The above command will run train 30 epochs of BioMON with a Logistic Regression classifier on the Tabula Muris dataset, using a 2-layer R2D2 embedding, for 5-way 15-shot learning with 15 queries per episode. The results will be saved under results/random_test/tabula_muris/.

In order to explicitely test a model (not train), an additional argument mode=test should be used for run.py. Also, we use Wandb for experiment tracking. To set it, see the corresponding section. To disable it, use wandb.mode=disabled

The available methods for the method argument of run.py are summarized below.

Method Description
baseline, baseline_pp Baseline implementations (competitors)
protonet Protonet implementation (competitor)
matchingnet MatchingNet implementation (competitor)
maml MAML implementation (competitor)
bioMON_{k}NN BioMON with KNN, for specific k value from 1-5
bioMON_DT BioMON with Decision Tree
bioMON_GNN BioMON with a classification variation of Gaussian Mixture Model
bioMON_LR BioMON with Logistic Regression
bioMON_NB BioMON with Naive Bayes
bioMON_RF{n} BioMON with a Random Forest of various estimators, specified with n, for 10,50,100,200
bioMON_SVM BioMON with SVM
bioMON_MLP_e{epochs}_l{layers} BioMON with MLP Network. Epochs={1,5,10,15}, layers={128-64, 256-64-64, 512-256-128-64}

Experiment Tracking

We use Weights and Biases (WandB) for tracking experiments and results during training. All hydra configurations, as well as training loss, validation accuracy, and post-train eval results are logged. For more on Hydra, see their tutorial. For an example of a benchmark that uses Hydra for configuration management, see BenchMD. To disable WandB, use wandb.mode=disabled.
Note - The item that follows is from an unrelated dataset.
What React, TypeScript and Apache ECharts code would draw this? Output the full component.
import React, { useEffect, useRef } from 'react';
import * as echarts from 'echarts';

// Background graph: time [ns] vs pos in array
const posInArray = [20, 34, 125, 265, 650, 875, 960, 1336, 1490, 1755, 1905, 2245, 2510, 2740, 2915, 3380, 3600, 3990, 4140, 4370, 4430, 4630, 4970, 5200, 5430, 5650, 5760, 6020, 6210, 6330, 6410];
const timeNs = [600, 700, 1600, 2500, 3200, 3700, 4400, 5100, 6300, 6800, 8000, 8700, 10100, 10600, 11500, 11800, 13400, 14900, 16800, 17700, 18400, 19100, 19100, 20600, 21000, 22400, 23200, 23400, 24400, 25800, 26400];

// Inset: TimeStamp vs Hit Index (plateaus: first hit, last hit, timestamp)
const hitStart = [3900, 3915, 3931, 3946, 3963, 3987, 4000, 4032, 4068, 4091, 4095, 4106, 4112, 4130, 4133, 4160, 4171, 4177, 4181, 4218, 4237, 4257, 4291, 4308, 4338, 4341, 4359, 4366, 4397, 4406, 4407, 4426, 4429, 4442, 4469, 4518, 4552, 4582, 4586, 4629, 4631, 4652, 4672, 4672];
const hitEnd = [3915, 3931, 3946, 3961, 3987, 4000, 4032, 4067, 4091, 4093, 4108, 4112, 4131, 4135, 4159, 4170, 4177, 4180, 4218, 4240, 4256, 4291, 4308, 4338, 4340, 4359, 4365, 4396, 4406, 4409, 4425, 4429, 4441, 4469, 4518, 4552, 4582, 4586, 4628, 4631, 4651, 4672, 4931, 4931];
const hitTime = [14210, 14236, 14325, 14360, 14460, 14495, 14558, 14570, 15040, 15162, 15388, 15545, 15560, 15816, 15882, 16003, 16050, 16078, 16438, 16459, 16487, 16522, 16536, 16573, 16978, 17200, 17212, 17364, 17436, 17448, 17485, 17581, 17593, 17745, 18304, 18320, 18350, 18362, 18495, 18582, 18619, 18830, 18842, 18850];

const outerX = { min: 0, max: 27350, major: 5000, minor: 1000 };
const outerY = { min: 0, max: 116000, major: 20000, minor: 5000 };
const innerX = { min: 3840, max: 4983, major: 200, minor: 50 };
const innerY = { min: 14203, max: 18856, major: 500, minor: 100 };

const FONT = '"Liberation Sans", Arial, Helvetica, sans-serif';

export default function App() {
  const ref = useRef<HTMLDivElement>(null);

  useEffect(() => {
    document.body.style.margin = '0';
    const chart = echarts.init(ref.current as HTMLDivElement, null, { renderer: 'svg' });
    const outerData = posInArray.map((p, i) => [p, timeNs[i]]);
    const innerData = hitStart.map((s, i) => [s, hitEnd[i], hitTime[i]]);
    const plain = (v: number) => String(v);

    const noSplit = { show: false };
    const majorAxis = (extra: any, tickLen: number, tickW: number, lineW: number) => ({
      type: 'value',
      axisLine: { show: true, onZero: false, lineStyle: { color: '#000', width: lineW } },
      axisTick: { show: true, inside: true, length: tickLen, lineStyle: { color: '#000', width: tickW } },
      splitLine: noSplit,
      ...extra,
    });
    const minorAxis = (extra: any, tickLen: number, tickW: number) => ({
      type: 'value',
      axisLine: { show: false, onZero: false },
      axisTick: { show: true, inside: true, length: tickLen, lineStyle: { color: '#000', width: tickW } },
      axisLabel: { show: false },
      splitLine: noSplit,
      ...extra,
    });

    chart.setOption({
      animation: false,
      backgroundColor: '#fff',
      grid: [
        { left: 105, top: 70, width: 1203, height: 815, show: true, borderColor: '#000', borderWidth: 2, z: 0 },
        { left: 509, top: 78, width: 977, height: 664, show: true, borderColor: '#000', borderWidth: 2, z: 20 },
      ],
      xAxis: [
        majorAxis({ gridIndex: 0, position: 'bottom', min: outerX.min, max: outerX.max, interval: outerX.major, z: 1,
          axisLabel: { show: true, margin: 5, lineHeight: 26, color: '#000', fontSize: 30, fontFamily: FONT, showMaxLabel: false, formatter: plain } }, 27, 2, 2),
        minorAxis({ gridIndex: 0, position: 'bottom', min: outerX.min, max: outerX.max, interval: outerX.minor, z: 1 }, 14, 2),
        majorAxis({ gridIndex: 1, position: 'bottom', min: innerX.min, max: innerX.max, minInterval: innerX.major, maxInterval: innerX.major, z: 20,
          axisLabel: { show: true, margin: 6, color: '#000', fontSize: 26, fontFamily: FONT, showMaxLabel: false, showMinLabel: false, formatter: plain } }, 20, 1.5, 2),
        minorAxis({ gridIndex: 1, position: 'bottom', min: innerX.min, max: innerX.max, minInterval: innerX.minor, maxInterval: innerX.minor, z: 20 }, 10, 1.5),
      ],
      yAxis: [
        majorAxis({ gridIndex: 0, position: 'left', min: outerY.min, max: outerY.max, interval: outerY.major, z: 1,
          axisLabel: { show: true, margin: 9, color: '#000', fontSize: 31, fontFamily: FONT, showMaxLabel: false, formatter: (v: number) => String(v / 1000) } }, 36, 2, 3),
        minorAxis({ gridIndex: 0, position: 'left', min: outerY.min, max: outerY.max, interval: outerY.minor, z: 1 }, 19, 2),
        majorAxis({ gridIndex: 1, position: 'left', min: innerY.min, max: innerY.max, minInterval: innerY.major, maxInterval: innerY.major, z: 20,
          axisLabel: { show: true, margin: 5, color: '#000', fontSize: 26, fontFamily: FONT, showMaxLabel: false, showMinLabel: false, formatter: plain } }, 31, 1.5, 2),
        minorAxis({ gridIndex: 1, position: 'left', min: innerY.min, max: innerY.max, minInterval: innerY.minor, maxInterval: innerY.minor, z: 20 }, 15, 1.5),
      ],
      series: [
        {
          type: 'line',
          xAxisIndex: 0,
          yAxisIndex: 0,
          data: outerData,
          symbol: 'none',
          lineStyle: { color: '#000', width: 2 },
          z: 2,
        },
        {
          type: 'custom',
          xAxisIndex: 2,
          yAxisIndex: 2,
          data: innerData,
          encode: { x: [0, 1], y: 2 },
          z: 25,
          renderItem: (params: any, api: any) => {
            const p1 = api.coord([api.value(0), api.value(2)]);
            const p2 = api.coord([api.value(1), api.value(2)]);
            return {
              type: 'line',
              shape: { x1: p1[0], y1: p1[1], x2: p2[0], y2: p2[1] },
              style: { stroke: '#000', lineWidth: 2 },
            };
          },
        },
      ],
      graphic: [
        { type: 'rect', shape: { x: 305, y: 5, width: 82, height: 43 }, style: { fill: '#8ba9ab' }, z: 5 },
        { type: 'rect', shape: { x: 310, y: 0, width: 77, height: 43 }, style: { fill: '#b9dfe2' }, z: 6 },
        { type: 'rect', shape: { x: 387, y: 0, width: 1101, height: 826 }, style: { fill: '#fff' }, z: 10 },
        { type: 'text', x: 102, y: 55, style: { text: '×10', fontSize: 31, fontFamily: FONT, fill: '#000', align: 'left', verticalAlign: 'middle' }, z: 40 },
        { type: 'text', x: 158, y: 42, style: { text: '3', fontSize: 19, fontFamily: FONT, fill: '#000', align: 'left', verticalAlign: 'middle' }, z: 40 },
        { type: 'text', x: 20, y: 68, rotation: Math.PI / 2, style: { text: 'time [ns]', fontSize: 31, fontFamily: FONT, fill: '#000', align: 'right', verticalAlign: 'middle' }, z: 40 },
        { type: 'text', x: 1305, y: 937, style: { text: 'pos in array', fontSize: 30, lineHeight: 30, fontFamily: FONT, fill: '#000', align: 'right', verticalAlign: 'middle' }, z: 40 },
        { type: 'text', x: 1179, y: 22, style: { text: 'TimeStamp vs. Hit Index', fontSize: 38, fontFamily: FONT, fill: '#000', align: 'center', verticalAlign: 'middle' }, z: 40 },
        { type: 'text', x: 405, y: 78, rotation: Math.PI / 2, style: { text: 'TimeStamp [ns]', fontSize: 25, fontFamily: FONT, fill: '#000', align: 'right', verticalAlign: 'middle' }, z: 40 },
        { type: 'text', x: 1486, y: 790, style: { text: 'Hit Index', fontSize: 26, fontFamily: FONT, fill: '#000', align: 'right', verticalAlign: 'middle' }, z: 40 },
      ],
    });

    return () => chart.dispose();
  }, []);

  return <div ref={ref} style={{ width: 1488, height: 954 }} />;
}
You must update the project and entity fields in conf/main.yaml to your own project and entity after creating one on WandB.

To log in to WandB, run wandb login and enter the API key provided on the website for your account.

About

This project was developed for the Deep Learning in Biomedicine course of EPFL (cs503). The episodic data loaders used to load the datasets were provided by the course, while the competitor algorithms are adaptions of the online versions available.